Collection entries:

%%

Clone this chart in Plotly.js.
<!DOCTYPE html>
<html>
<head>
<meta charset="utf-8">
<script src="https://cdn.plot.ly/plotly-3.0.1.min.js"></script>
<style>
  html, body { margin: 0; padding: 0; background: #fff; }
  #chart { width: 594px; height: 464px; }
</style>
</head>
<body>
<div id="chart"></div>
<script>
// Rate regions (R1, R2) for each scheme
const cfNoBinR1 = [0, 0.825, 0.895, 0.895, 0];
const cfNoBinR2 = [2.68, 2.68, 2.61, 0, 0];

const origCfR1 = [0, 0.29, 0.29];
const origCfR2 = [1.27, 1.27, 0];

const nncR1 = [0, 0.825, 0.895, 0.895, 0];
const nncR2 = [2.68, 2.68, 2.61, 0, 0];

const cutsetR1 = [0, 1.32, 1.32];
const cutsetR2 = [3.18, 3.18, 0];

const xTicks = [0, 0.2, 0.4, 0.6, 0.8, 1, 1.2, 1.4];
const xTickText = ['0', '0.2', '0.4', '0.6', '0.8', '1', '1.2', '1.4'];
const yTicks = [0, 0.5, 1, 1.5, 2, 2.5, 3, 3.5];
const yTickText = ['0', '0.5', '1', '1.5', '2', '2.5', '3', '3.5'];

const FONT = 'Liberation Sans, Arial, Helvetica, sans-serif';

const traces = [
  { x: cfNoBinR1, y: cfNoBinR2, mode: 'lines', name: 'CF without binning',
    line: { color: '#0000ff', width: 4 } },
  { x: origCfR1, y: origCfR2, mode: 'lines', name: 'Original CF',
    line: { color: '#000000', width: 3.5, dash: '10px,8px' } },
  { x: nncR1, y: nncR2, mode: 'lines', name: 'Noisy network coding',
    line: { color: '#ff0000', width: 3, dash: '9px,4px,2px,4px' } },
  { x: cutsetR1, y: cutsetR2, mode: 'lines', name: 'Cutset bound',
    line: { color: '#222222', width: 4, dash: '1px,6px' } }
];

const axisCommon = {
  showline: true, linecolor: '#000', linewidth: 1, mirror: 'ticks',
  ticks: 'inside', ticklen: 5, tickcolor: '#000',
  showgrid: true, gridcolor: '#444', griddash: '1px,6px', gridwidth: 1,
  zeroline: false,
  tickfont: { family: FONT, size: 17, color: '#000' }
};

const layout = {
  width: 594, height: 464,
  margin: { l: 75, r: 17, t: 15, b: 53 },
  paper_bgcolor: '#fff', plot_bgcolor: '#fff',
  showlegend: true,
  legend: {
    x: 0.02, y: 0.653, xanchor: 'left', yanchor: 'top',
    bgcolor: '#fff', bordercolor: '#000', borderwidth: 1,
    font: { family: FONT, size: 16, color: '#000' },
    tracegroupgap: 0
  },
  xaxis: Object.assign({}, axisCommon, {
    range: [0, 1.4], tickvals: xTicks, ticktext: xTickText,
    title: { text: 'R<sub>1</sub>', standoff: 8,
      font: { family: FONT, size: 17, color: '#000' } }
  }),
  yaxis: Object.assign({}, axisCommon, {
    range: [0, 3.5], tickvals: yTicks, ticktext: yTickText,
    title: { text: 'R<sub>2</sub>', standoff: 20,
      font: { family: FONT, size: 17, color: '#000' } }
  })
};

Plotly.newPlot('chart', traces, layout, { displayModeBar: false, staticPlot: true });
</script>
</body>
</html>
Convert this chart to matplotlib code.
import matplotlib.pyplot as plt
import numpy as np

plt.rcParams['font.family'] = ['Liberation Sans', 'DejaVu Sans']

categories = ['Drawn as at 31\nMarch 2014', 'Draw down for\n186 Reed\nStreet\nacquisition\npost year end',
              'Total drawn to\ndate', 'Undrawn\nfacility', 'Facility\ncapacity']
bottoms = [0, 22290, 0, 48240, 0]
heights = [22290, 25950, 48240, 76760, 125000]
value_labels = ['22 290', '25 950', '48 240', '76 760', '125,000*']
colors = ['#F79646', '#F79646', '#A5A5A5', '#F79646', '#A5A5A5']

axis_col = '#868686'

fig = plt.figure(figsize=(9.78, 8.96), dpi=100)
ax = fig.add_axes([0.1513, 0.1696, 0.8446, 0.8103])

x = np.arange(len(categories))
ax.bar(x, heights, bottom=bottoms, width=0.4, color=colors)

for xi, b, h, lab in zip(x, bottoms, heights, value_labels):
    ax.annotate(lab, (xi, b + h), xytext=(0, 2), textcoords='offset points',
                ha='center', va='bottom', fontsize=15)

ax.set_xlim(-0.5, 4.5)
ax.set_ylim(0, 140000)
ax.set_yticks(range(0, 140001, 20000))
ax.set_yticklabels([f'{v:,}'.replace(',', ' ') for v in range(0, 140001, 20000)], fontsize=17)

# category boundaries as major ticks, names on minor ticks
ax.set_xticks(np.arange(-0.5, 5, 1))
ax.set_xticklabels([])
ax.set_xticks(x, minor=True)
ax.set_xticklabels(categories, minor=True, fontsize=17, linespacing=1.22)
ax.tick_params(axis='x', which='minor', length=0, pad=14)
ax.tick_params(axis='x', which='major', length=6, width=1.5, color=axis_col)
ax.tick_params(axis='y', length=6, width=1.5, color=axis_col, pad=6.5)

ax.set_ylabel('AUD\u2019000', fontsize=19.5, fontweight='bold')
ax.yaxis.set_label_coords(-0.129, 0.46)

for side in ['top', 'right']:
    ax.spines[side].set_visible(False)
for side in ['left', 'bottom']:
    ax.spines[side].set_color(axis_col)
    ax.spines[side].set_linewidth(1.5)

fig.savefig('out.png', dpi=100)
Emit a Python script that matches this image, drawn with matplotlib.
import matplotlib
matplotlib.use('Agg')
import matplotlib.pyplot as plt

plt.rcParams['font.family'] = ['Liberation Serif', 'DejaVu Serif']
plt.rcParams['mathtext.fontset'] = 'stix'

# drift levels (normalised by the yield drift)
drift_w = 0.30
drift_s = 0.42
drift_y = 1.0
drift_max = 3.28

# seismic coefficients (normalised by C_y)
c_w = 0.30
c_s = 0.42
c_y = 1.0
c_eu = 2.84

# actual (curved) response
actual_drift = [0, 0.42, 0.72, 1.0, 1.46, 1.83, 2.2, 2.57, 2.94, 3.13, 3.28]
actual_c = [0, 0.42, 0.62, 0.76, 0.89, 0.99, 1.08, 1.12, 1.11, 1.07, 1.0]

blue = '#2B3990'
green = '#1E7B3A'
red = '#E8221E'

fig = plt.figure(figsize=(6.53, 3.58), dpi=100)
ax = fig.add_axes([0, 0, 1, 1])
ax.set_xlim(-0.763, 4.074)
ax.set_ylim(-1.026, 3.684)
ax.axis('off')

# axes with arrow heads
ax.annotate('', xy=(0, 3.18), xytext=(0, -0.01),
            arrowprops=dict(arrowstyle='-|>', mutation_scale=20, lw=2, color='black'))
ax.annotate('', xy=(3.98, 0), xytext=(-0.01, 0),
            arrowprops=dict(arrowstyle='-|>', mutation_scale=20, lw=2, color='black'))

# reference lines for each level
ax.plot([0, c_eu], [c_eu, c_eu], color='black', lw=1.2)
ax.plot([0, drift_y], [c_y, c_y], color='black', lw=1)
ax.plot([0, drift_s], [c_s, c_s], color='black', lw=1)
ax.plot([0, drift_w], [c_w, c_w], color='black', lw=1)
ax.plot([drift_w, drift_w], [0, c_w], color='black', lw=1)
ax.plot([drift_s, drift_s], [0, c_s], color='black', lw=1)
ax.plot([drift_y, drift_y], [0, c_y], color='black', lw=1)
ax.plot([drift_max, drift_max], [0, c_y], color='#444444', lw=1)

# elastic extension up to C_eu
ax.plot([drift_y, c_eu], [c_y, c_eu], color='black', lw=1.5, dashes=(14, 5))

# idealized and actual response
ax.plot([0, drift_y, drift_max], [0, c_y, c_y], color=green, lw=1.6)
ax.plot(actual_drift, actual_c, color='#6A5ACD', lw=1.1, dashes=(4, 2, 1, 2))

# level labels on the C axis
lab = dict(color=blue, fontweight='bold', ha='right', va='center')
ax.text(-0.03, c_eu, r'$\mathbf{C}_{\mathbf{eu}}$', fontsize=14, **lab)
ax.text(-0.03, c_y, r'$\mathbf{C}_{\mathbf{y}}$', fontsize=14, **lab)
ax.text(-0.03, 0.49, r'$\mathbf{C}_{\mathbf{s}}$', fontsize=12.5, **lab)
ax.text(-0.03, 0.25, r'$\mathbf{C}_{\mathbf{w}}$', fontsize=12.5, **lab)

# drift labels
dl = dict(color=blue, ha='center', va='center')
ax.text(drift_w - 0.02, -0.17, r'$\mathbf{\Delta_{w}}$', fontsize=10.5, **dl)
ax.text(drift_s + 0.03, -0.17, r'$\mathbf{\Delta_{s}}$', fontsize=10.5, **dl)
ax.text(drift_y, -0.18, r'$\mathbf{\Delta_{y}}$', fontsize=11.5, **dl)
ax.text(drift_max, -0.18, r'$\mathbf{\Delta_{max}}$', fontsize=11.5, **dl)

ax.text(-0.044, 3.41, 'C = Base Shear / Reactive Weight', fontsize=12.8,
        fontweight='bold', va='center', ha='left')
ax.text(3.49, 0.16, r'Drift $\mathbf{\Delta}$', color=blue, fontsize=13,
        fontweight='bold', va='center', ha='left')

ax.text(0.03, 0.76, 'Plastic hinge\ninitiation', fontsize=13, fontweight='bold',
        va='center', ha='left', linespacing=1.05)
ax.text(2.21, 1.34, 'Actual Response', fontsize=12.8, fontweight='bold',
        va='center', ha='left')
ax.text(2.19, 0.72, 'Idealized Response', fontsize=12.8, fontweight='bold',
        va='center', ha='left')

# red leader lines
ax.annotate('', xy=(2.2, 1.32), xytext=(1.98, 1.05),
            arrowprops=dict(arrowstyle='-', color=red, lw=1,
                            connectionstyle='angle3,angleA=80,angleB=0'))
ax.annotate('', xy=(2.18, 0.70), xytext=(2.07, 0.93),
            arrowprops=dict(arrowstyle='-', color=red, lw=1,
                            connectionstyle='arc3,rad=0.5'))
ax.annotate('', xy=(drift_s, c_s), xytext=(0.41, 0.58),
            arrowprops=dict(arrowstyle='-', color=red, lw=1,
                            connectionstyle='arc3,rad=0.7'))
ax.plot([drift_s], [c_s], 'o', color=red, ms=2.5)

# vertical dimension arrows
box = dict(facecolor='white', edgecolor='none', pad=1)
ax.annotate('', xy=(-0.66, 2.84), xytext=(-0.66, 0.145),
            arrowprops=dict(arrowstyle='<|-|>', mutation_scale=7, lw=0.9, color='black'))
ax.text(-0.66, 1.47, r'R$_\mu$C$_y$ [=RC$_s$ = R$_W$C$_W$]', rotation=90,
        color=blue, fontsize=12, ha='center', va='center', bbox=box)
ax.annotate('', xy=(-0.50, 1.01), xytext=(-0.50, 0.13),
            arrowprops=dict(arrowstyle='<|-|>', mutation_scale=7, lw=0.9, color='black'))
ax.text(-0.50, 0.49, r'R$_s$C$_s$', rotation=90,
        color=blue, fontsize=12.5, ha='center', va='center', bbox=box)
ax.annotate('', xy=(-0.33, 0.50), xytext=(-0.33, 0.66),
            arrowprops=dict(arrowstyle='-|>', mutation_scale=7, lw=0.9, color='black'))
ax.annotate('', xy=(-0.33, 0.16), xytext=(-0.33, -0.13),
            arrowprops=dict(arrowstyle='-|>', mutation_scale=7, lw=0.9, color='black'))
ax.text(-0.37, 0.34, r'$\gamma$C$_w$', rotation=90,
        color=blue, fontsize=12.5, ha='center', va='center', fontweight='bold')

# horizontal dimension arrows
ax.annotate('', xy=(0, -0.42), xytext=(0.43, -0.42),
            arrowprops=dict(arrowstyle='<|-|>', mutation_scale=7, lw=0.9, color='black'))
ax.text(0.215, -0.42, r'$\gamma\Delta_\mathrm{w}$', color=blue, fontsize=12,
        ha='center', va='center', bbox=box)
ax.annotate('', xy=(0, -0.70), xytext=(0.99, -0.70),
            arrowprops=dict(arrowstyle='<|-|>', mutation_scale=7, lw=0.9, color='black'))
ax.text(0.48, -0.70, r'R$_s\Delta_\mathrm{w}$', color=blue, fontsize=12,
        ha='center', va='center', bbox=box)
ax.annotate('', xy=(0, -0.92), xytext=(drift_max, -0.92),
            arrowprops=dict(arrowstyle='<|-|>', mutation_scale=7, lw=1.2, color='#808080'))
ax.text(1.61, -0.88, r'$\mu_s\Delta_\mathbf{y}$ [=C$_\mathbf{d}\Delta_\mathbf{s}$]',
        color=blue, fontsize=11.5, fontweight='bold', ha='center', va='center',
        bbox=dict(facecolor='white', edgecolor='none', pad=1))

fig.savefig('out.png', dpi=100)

%%

Set problem: Quote, with nothing altered, all lines from the start of the entries to the line that carries "const cfNoBinR2 = [2.68, 2.68, 2.61, 0, 0];", inclusive.

Solved problem:
Clone this chart in Plotly.js.
<!DOCTYPE html>
<html>
<head>
<meta charset="utf-8">
<script src="https://cdn.plot.ly/plotly-3.0.1.min.js"></script>
<style>
  html, body { margin: 0; padding: 0; background: #fff; }
  #chart { width: 594px; height: 464px; }
</style>
</head>
<body>
<div id="chart"></div>
<script>
// Rate regions (R1, R2) for each scheme
const cfNoBinR1 = [0, 0.825, 0.895, 0.895, 0];
const cfNoBinR2 = [2.68, 2.68, 2.61, 0, 0];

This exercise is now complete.